Though Ugetsu is often most often called a ghost story, there are actually two narratives running concurrently throughout.
Kenji Mizoguchi’s Ugetsu (1953) is a story that rests upon the notion that the follies of mankind could lead to ruination, but it’s within human nature to push onward. Often cited as one of the best films ever made, Ugetsu is based on short stories by acclaimed Japanese writer Akinari Ueda as well as Guy de Maupassant. Best known for a trio of films he made in the ‘50s for which he won prizes at Venice Film Festival three years in a row (including The Life of Oharu and Sansho the Bailiff) Mizoguchi’s Ugetsu is the least miserabilist of the triumvirate and most-lauded.
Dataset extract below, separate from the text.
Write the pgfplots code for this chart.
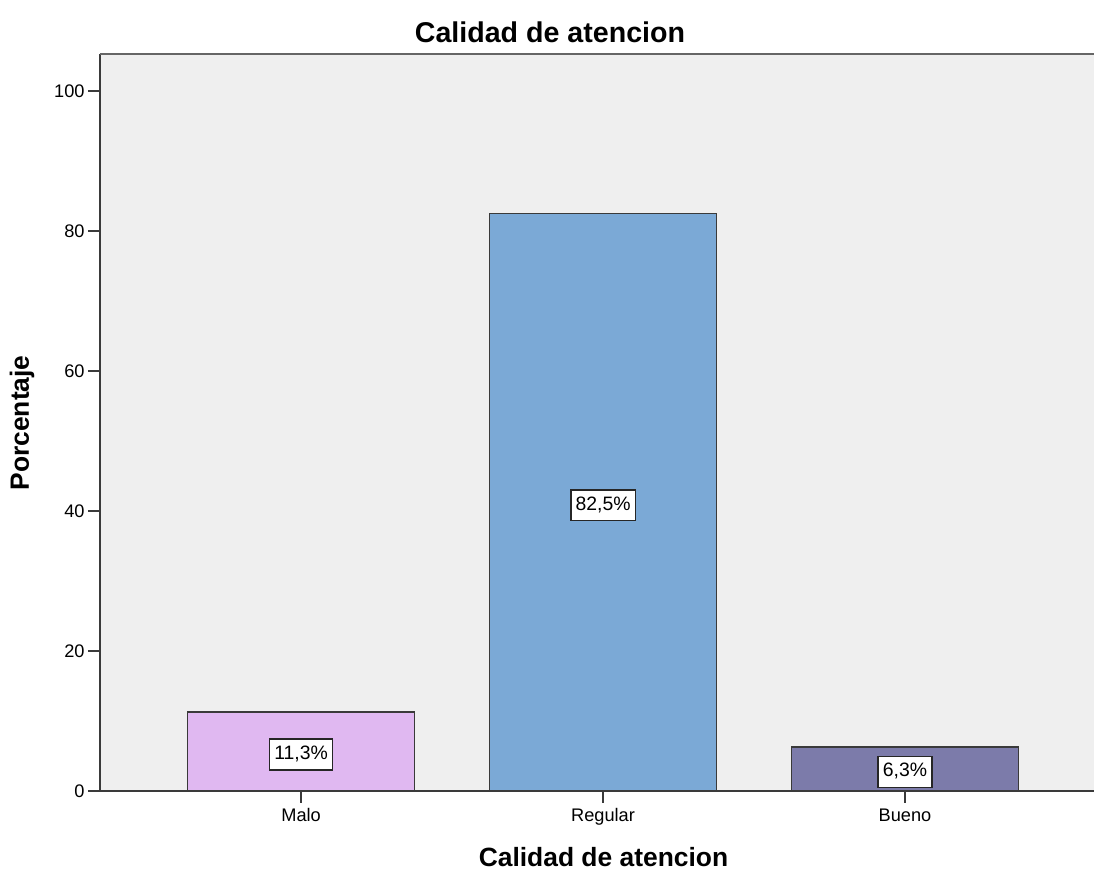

Ugestu gets it central ghost story from Ueda’s 18th century tales, which Mizoguchi admired because they focused on the lives and conditions of common people forced to survive during conflict. From his French source, Mizoguchi pulled a story about a commoner who would do anything to achieve a better station in life, even at the expense of his family.
Though Ugetsu is often most often called a ghost story, there are actually two narratives running concurrently throughout. The first story focuses on Genjuro (Masayuki Mori), a down-on-his-luck potter who begins to turn a profit when the forces taking part in the civil war begin to purchase his wares. Seduced by this new income, Genjuro decides to take to the road to get richer, despite the protestations of his wife, Miyagi (Kinuyo Tanaka). The second narrative concerns Genjuro’s assistant Tobei (Sakae Ozawa), who sets off to become a samurai, despite having no combat skills. Both of these men are possessed by dreams of transcending their station, and even though their wives beg them to stay, both set out to find glory.
This a lose-lose situation for Genjuro, Tobei and their families. They could fail and come home empty-handed. They could be killed on the road. Even worse, they could remain in their homes and perish if a marauding enemy army decides to pillage. So, the families leave the village in search of a better life. Soon, we arrive at one of the film’s most beloved sequences. The families reach a foggy lake. Genjuro leaves his wife and child behind, setting out with Tobei and his wife, Ohama (Mitsuko Mito). It’s an eerie night and, soon, an empty ship floats out of the gloom. However, rather than be piloted by a ghost, we soon discover a dying man rests inside the craft’s body. The man warns them to turn back, that danger awaits. However, they dismiss his caveats and press on.
Soon, each man will have his own harrowing adventure, one supernatural and the other very much mundane. Though both of the men will suffer, their wives end up suffering more. Mizoguchi’s films often concerned the plight of women in Japan, and even though Tobei and Genjuro are cast into dire situations, Miyagi and Ohama lose their lives and their virtue, respectively. Although the director’s other films deal more directly with the travails of women in feudal Japan, especially Oharu, Ugetsu still contains a sensitive portrayal of its female characters.
What makes Ugetsu so transcendent is the tenderness Mizoguchi imbues throughout his story. After finally returning to this village at the end of the film, Genjuro has a second supernatural experience, one that is bittersweet and devastating. By the time its emotional, quiet climax comes to pass, it is obvious why Ugetsu is considered one of the best films of all time, in any language.